CHALLENGE: Write out the listing, please, but only from its first line through the line containing "import * as d3 from 'd3';", exactly as given and without pictures.

SOURCE MATERIAL:

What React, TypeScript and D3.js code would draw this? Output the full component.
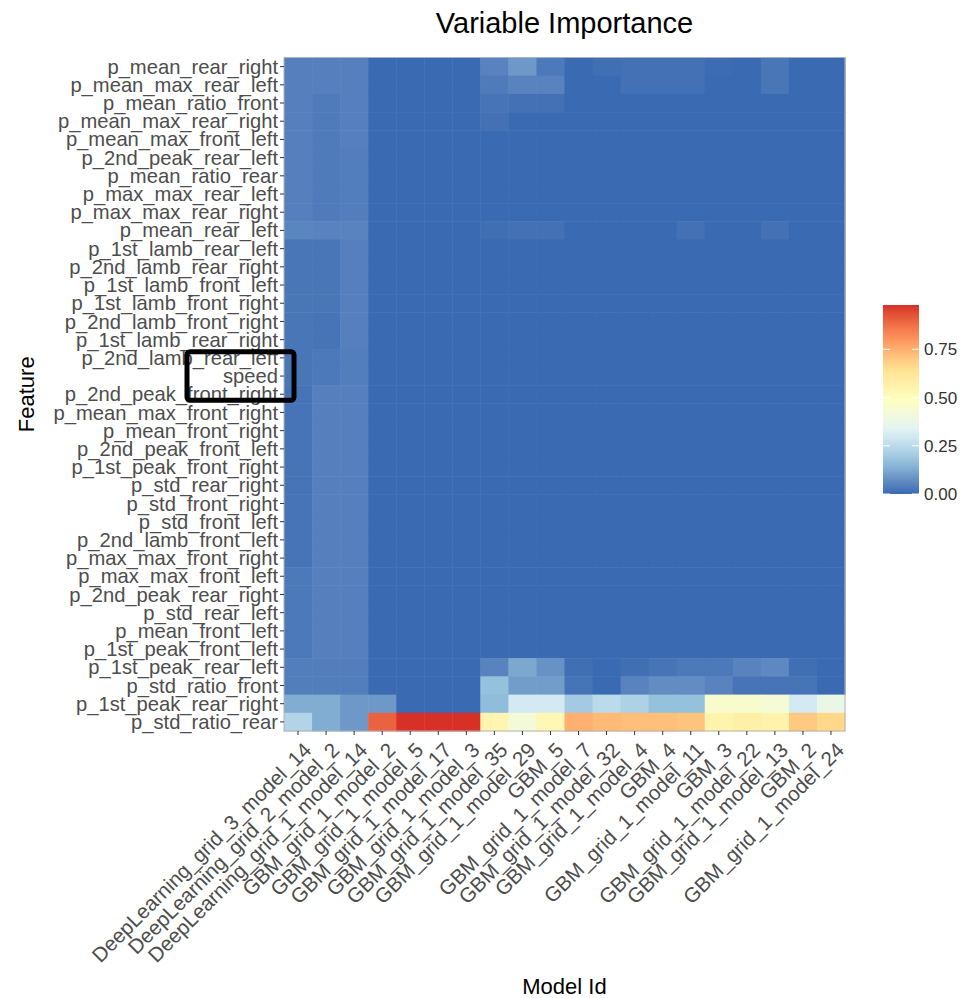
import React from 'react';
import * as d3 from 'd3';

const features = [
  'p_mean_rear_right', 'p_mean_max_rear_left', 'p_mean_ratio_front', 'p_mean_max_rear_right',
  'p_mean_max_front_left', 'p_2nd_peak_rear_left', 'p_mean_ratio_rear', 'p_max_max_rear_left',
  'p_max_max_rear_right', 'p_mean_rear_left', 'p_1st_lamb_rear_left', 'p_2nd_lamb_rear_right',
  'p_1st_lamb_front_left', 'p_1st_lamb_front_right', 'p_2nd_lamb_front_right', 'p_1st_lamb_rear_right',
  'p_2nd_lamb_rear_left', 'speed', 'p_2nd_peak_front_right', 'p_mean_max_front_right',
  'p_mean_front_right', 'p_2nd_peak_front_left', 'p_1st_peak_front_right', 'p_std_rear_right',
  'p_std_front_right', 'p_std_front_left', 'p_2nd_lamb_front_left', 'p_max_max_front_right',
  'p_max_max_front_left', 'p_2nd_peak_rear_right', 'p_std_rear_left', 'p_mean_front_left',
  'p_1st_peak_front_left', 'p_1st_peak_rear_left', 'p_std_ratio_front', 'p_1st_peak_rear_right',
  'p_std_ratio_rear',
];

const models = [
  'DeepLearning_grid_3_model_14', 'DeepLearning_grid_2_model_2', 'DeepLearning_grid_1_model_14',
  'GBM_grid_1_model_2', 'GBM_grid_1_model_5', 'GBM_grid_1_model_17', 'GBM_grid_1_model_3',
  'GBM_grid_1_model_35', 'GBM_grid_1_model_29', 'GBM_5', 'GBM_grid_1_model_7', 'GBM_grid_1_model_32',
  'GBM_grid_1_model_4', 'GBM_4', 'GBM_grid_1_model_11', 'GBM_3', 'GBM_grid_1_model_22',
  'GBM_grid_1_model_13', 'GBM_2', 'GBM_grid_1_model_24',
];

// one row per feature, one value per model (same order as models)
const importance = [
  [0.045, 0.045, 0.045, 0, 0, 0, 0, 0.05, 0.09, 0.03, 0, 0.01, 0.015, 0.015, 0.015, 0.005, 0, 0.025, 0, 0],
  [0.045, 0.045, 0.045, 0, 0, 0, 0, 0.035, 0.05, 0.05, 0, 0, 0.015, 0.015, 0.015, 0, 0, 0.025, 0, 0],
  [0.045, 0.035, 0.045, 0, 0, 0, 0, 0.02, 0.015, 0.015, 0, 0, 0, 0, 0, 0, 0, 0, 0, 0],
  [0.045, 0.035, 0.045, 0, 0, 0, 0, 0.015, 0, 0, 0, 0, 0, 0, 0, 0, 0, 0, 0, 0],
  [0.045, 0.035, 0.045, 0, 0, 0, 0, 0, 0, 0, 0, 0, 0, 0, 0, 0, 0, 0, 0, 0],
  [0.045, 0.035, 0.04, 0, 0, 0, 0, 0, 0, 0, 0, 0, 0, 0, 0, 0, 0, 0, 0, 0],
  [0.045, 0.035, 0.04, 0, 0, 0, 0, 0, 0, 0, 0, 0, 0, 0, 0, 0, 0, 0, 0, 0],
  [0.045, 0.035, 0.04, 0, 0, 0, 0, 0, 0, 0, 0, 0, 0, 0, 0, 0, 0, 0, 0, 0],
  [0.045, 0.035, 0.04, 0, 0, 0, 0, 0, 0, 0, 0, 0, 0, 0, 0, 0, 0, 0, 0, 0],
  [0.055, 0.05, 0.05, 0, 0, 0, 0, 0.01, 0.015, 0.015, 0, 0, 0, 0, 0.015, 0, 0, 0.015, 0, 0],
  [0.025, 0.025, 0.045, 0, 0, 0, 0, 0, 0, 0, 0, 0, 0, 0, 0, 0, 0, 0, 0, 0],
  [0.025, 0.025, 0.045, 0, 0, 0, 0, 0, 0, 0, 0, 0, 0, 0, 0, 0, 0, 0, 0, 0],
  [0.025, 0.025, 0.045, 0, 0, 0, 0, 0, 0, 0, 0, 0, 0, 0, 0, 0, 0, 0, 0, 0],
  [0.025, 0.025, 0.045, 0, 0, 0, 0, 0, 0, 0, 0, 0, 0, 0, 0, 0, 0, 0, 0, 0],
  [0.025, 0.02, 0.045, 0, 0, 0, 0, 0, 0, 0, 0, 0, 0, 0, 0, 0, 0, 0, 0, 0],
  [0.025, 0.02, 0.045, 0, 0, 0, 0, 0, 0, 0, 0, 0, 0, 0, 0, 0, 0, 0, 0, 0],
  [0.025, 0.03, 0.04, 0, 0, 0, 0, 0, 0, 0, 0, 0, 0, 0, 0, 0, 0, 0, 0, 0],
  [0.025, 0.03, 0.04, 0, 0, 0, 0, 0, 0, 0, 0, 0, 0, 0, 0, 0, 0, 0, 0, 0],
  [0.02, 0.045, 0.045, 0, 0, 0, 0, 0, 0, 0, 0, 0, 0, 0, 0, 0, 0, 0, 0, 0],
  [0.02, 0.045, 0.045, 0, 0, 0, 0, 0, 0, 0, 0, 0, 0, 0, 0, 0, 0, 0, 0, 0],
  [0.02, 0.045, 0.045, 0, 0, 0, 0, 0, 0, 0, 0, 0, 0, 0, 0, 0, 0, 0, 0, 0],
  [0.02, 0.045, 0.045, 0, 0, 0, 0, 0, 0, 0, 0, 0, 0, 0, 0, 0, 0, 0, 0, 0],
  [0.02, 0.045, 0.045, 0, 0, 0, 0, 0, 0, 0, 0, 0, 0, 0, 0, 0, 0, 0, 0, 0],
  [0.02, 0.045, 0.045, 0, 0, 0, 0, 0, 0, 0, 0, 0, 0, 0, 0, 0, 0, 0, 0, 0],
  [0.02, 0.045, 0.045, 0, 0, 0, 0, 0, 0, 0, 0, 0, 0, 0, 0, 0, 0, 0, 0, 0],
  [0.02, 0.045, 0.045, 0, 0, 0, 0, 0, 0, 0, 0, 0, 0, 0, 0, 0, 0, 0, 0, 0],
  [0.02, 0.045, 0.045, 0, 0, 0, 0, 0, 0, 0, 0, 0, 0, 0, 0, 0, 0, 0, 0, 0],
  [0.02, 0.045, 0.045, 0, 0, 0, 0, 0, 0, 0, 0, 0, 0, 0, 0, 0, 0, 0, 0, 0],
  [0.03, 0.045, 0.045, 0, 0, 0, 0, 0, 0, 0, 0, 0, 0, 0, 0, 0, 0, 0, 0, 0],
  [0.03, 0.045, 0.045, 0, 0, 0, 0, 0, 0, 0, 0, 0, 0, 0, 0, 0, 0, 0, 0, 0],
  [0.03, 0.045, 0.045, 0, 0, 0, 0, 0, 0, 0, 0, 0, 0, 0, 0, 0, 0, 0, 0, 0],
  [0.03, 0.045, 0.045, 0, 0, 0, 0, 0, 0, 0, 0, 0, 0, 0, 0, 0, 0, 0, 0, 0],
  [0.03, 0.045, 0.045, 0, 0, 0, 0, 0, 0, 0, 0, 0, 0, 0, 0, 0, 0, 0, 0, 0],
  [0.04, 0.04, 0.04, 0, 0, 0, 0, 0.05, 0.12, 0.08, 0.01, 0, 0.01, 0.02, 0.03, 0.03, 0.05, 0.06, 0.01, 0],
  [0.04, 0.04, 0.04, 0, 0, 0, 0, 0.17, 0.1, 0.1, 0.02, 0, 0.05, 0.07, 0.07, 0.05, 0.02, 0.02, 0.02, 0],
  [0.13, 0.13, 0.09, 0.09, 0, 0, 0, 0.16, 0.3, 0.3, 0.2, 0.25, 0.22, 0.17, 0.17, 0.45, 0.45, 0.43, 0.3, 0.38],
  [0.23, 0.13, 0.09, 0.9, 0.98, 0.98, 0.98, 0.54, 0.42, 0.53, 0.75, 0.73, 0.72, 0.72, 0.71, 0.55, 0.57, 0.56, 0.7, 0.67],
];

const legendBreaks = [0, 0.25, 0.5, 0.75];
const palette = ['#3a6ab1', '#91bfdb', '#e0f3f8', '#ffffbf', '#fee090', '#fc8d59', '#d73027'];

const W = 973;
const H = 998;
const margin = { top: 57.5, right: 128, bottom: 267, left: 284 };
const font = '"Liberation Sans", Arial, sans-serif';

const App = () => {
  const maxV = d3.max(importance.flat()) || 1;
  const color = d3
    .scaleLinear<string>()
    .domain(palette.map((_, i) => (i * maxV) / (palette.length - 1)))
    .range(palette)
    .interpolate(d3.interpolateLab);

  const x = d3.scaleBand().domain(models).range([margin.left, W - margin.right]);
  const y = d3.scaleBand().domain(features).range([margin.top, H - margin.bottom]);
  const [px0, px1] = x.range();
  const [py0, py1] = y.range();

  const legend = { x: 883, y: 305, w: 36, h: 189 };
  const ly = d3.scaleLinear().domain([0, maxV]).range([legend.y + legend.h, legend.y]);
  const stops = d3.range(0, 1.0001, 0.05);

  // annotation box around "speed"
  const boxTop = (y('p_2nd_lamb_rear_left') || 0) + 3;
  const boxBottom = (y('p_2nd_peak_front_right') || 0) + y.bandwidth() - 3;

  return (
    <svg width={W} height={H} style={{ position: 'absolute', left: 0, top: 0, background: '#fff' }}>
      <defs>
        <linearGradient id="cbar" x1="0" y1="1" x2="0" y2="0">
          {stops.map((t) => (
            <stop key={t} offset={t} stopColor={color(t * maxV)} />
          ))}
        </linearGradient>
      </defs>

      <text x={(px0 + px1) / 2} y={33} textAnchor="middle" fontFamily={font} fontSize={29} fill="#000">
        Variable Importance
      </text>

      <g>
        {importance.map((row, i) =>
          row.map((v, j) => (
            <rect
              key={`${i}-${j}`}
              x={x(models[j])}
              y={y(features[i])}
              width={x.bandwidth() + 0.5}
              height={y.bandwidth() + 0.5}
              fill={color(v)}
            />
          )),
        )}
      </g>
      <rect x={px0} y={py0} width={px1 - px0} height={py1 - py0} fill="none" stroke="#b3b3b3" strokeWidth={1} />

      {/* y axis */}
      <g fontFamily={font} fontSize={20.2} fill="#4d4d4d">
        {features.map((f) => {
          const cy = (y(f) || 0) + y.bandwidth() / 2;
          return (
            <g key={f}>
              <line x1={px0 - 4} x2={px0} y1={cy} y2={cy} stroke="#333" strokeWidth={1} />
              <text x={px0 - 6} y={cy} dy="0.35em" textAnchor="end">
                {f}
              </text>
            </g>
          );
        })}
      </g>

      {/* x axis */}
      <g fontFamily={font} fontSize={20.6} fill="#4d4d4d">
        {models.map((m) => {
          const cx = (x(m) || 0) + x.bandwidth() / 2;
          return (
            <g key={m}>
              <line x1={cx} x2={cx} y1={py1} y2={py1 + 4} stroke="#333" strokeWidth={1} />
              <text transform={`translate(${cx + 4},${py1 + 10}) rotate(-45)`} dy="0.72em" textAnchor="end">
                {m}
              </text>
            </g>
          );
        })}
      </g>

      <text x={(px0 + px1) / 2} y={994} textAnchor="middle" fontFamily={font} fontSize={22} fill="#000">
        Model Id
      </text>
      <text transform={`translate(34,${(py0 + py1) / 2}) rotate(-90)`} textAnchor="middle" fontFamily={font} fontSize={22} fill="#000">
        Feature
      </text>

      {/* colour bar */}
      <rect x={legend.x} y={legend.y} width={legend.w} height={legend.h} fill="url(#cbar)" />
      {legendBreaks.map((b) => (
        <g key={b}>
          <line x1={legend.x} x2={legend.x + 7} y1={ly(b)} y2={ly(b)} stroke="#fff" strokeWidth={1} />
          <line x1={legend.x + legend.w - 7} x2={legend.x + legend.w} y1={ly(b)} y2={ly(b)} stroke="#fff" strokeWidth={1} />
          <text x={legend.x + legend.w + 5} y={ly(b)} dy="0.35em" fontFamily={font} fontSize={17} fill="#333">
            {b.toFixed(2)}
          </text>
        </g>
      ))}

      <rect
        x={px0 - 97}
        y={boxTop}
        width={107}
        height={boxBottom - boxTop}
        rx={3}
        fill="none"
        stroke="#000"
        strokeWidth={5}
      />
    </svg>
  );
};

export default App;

WRITTEN ANSWER:
What React, TypeScript and D3.js code would draw this? Output the full component.
import React from 'react';
import * as d3 from 'd3';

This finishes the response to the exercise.